The flood insurance coverage gap this creates could spell trouble for borrowers, investors and mortgage lenders underestimating potential impacts of flooding on their homes, portfolios and borrower bases. Where significant flood exposure is comparable, Realtor.com concludes that the dollar value of real estate at risk is highest in markets with many expensive homes, while the share of home value at risk is highest in markets with lower average home values.

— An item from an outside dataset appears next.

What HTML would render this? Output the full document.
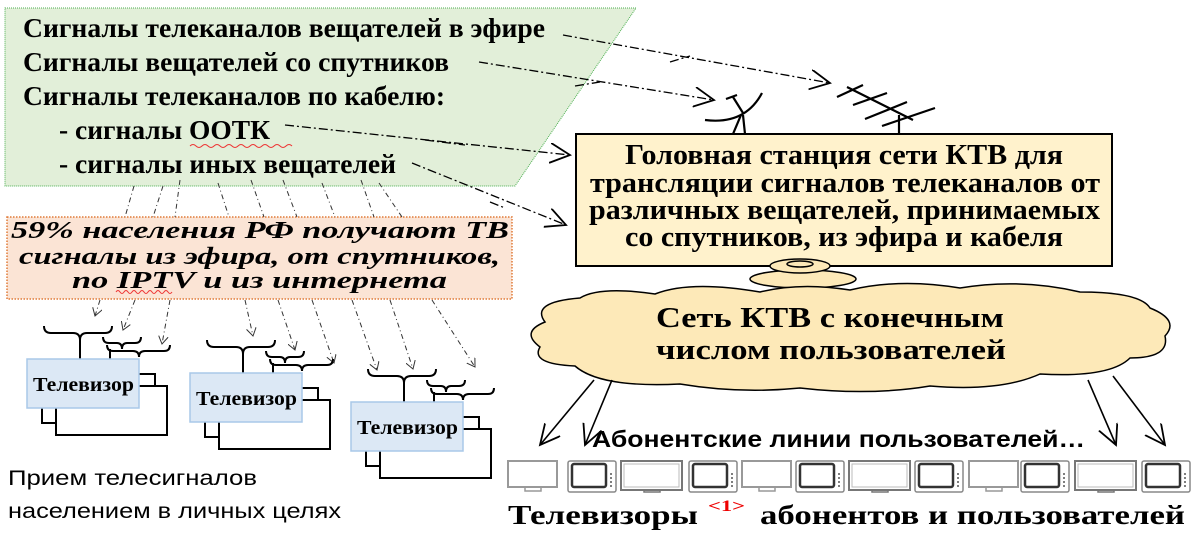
<!DOCTYPE html>
<html><head><meta charset="utf-8"><style>
html,body{margin:0;padding:0;background:#fff;width:1200px;height:537px;overflow:hidden}
svg{display:block}
.s{font-family:"Liberation Serif",serif;font-weight:bold}
.a{font-family:"Liberation Sans",sans-serif}
</style></head><body>
<svg width="1200" height="537" viewBox="0 0 1200 537" xmlns="http://www.w3.org/2000/svg">
<defs>
<marker id="ar" markerWidth="22" markerHeight="22" refX="20" refY="10" orient="auto" markerUnits="userSpaceOnUse"><path d="M0,0 L20,10 L0,20" fill="none" stroke="#000" stroke-width="1.8"/></marker>
<marker id="ar2" markerWidth="10" markerHeight="10" refX="8" refY="5" orient="auto" markerUnits="userSpaceOnUse"><path d="M0,0 L8,5 L0,10" fill="none" stroke="#333" stroke-width="1"/></marker>
<g id="tvg">
 <rect x="42" y="374" width="113" height="49" fill="#fff" stroke="#000" stroke-width="2"/>
 <rect x="56" y="386" width="111" height="49" fill="#fff" stroke="#000" stroke-width="2"/>
 <path d="M44,326 q0,7 7,7 h22 q7,0 7,7 q0,-7 7,-7 h18 q7,0 7,-7" fill="none" stroke="#000" stroke-width="2"/>
 <line x1="80" y1="340" x2="80" y2="360" stroke="#000" stroke-width="2"/>
 <path d="M103,337 q0,6 6,6 h8 q5,0 5,6 q0,-6 5,-6 h8 q6,0 6,-6" fill="none" stroke="#000" stroke-width="2"/>
 <path d="M107,345 q0,6 6,6 h20 q6,0 6,6 q0,-6 6,-6 h19 q6,0 6,-6" fill="none" stroke="#000" stroke-width="2"/>
 <line x1="110" y1="349" x2="110" y2="360" stroke="#000" stroke-width="2"/>
 <rect x="27" y="359" width="112" height="49" fill="#dce8f5" stroke="#a9c8e8" stroke-width="1.5"/>
 <text x="33" y="391" class="s" font-size="20" textLength="101" lengthAdjust="spacingAndGlyphs">Телевизор</text>
</g>
<g id="tvL">
 <rect x="1" y="1" width="49" height="26" fill="#fff" stroke="#999" stroke-width="2"/>
 <path d="M18,28 v3 h16 v-3" fill="none" stroke="#999" stroke-width="1.5"/>
</g>
<g id="tvD">
 <rect x="1" y="1" width="48" height="31" rx="2" fill="#fff" stroke="#888" stroke-width="1.5"/>
 <rect x="5" y="4" width="34" height="23" rx="2" fill="#fff" stroke="#333" stroke-width="2.5"/>
 <g fill="#555"><circle cx="44" cy="14" r="1"/><circle cx="44" cy="18" r="1"/><circle cx="44" cy="22" r="1"/><circle cx="44" cy="26" r="1"/></g>
</g>
<g id="tvW">
 <rect x="1" y="1" width="61" height="29" fill="#fff" stroke="#777" stroke-width="2"/>
 <rect x="4" y="4" width="55" height="23" fill="#fff" stroke="#bbb" stroke-width="1"/>
 <path d="M24,30 v2 h16 v-2" fill="none" stroke="#777" stroke-width="1.5"/>
</g>
</defs>

<polygon points="5,8 636,8 515,186 5,186" fill="#e2efd9" stroke="#4caf50" stroke-width="1" stroke-dasharray="1,1"/>
<g class="s" font-size="27">
<text x="23" y="37" textLength="522" lengthAdjust="spacingAndGlyphs">Сигналы телеканалов вещателей в эфире</text>
<text x="23" y="71" textLength="426" lengthAdjust="spacingAndGlyphs">Сигналы вещателей со спутников</text>
<text x="23" y="105" textLength="422" lengthAdjust="spacingAndGlyphs">Сигналы телеканалов по кабелю:</text>
<text x="59" y="139" textLength="211" lengthAdjust="spacingAndGlyphs">- сигналы ООТК</text>
<text x="59" y="173" textLength="337" lengthAdjust="spacingAndGlyphs">- сигналы иных вещателей</text>
</g>
<path d="M190,146 q3,-3 6,0 t6,0 t6,0 t6,0 t6,0 t6,0 t6,0 t6,0 t6,0 t6,0 t6,0 t6,0 t6,0 t6,0 t6,0 t6,0 t6,0" fill="none" stroke="#e33" stroke-width="1"/>

<rect x="7" y="217" width="505" height="82" fill="#fbe4d5" stroke="#e07b39" stroke-width="1.5" stroke-dasharray="1.5,1.5"/>
<g class="s" font-size="24" font-style="italic">
<text x="11" y="238" textLength="498" lengthAdjust="spacingAndGlyphs">59% населения РФ получают ТВ</text>
<text x="19" y="264" textLength="481" lengthAdjust="spacingAndGlyphs">сигналы из эфира, от спутников,</text>
<text x="72" y="288" textLength="375" lengthAdjust="spacingAndGlyphs">по IPTV и из интернета</text>
</g>
<path d="M116,292 q2,-3 4,0 t4,0 t4,0 t4,0 t4,0 t4,0 t4,0 t4,0 t4,0 t4,0 t4,0 t4,0 t4,0 t4,0" fill="none" stroke="#e33" stroke-width="1"/>

<g fill="none" stroke="#000" stroke-width="1.3" stroke-dasharray="9,3,2,3">
<path d="M563,35 L830,83" marker-end="url(#ar)"/>
<path d="M479,62 L714,100" marker-end="url(#ar)"/>
<path d="M285,125 L570,155" marker-end="url(#ar)"/>
<path d="M412,163 L566,225" marker-end="url(#ar)"/>
<path d="M425,140 L465,145"/><path d="M490,202 L505,208"/>
<path d="M670,62 L690,56"/><path d="M575,86 L600,82"/>
</g>
<g fill="none" stroke="#333" stroke-width="1" stroke-dasharray="5,3,1,3">
<path d="M134,186 L125,217"/><path d="M163,186 L153,217"/><path d="M180,180 L175,217"/>
<path d="M218,183 L229,217"/><path d="M251,180 L264,217"/><path d="M283,180 L297,217"/>
<path d="M322,183 L335,217"/><path d="M361,180 L374,217"/><path d="M379,183 L402,217"/>
<path d="M100,300 L95,316" marker-end="url(#ar2)"/>
<path d="M135,300 L123,330" marker-end="url(#ar2)"/>
<path d="M170,300 L162,344" marker-end="url(#ar2)"/>
<path d="M245,300 L253,336" marker-end="url(#ar2)"/>
<path d="M278,300 L295,350" marker-end="url(#ar2)"/>
<path d="M312,300 L334,363" marker-end="url(#ar2)"/>
<path d="M352,300 L377,370" marker-end="url(#ar2)"/>
<path d="M390,300 L413,369" marker-end="url(#ar2)"/>
<path d="M432,300 L475,367" marker-end="url(#ar2)"/>
</g>

<use href="#tvg"/>
<use href="#tvg" x="163" y="14"/>
<use href="#tvg" x="324" y="43"/>

<text x="8" y="485" class="a" font-size="21" textLength="249" lengthAdjust="spacingAndGlyphs">Прием телесигналов</text>
<text x="8" y="518" class="a" font-size="21" textLength="333" lengthAdjust="spacingAndGlyphs">населением в личных целях</text>

<g fill="none" stroke="#000" stroke-width="2.2">
<path d="M705,120 Q745,125 762,93"/>
<path d="M726,99 L737,95 M733,97 L743,113 M741,115 L733,134 M743,115 L745,134"/>
<path d="M847,87 L913,120 M899,115 V134"/>
<path d="M837,97 L863,85 M853,105 L887,93 M865,119 L907,102 M882,126 L935,108"/>
</g>

<rect x="576" y="134" width="536" height="132" fill="#fff2cc" stroke="#000" stroke-width="2"/>
<g class="s" font-size="28">
<text x="625" y="164" textLength="438" lengthAdjust="spacingAndGlyphs">Головная станция сети КТВ для</text>
<text x="590" y="192" textLength="510" lengthAdjust="spacingAndGlyphs">трансляции сигналов телеканалов от</text>
<text x="589" y="219" textLength="511" lengthAdjust="spacingAndGlyphs">различных вещателей, принимаемых</text>
<text x="625" y="246" textLength="438" lengthAdjust="spacingAndGlyphs">со спутников, из эфира и кабеля</text>
</g>

<g fill="#fde9b8" stroke="#000" stroke-width="1.5">
<ellipse cx="803" cy="279" rx="53" ry="9"/>
<ellipse cx="800" cy="266" rx="30" ry="7"/>
<ellipse cx="800" cy="264" rx="13" ry="3" fill="none"/>
<path d="M545,322 Q530,302 580,298 Q600,286 655,294 Q690,280 760,292 Q800,282 850,290 Q900,278 960,288 Q1020,278 1080,292 Q1140,292 1150,308 Q1180,320 1165,336 Q1170,358 1130,358 Q1110,378 1040,374 Q1000,392 930,386 Q870,396 800,388 Q740,394 680,384 Q600,388 575,366 Q530,364 540,347 Q520,332 545,322 Z"/>
</g>
<g class="s" font-size="29">
<text x="656" y="327" textLength="348" lengthAdjust="spacingAndGlyphs">Сеть КТВ с конечным</text>
<text x="656" y="359" textLength="350" lengthAdjust="spacingAndGlyphs">числом пользователей</text>
</g>

<g stroke="#000" stroke-width="1.6" fill="none">
<path d="M594,380 L540,445" marker-end="url(#ar)"/>
<path d="M612,380 L585,445" marker-end="url(#ar)"/>
<path d="M1088,380 L1116,445" marker-end="url(#ar)"/>
<path d="M1113,376 L1165,445" marker-end="url(#ar)"/>
</g>
<text x="592" y="447" class="a" font-size="23" font-weight="bold" textLength="493" lengthAdjust="spacingAndGlyphs">Абонентские линии пользователей…</text>

<use href="#tvL" x="507" y="460"/>
<use href="#tvD" x="567" y="460"/>
<use href="#tvW" x="620" y="460"/>
<use href="#tvD" x="688" y="460"/>
<use href="#tvL" x="741" y="460"/>
<use href="#tvD" x="795" y="460"/>
<use href="#tvW" x="848" y="460"/>
<use href="#tvD" x="914" y="460"/>
<use href="#tvL" x="968" y="460"/>
<use href="#tvD" x="1020" y="460"/>
<use href="#tvW" x="1074" y="460"/>
<use href="#tvD" x="1141" y="460"/>

<g class="s" font-size="27">
<text x="508" y="524" textLength="190" lengthAdjust="spacingAndGlyphs">Телевизоры</text>
<text x="708" y="511" font-size="16" fill="#e00" textLength="37" lengthAdjust="spacingAndGlyphs">&lt;1&gt;</text>
<text x="760" y="524" textLength="425" lengthAdjust="spacingAndGlyphs">абонентов и пользователей</text>
</g>
</svg>
</body></html>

Escalating insurance challenges
Of the top 100 metros analyzed by Realtor.com, New York ($95 billion), Los Angeles ($65.6 billion) and San Francisco ($54.9 billion) face the largest gap in dollar terms between high flood risk as assigned by FEMA, and homes modeled as facing commensurate severe or extreme flood risk per First Street data and Realtor.com calculations. Comparing metros’ share of real estate value at risk due to flood insurance coverage gaps, New Orleans (66%), Palm Bay, Fla. (15.1%) and Chattanooga, Tenn. (11.2%) lead the list.
Low take-up rates of government-provided flood insurance through the National Flood Insurance Program (NFIP) suggest that flood risk is overlooked even in FEMA-designated high-risk zones. Realtor.com reports that less than 40% of residential properties take up NFIP policies in high-risk FEMA zones, while the average county-level take-up rate including private flood insurance options is less than 20% in high-risk FEMA zones.
The implications of escalating insurance challenges are myriad for the mortgage industry, directly impacting underwriting, property valuation and default risk, for example.
From a capital markets perspective, underestimating risk severity could lead to undetected collateral risk and increased likelihood of default, raising risk premiums for underperforming residential mortgage-backed securities over time. For loan originators, rising premiums complicate the process of qualifying borrowers by driving debt-to-income ratios higher. After disasters, borrowers facing higher out-of-pocket costs due to widening coverage gaps and higher deductibles may struggle to rebuild the homes they once owned.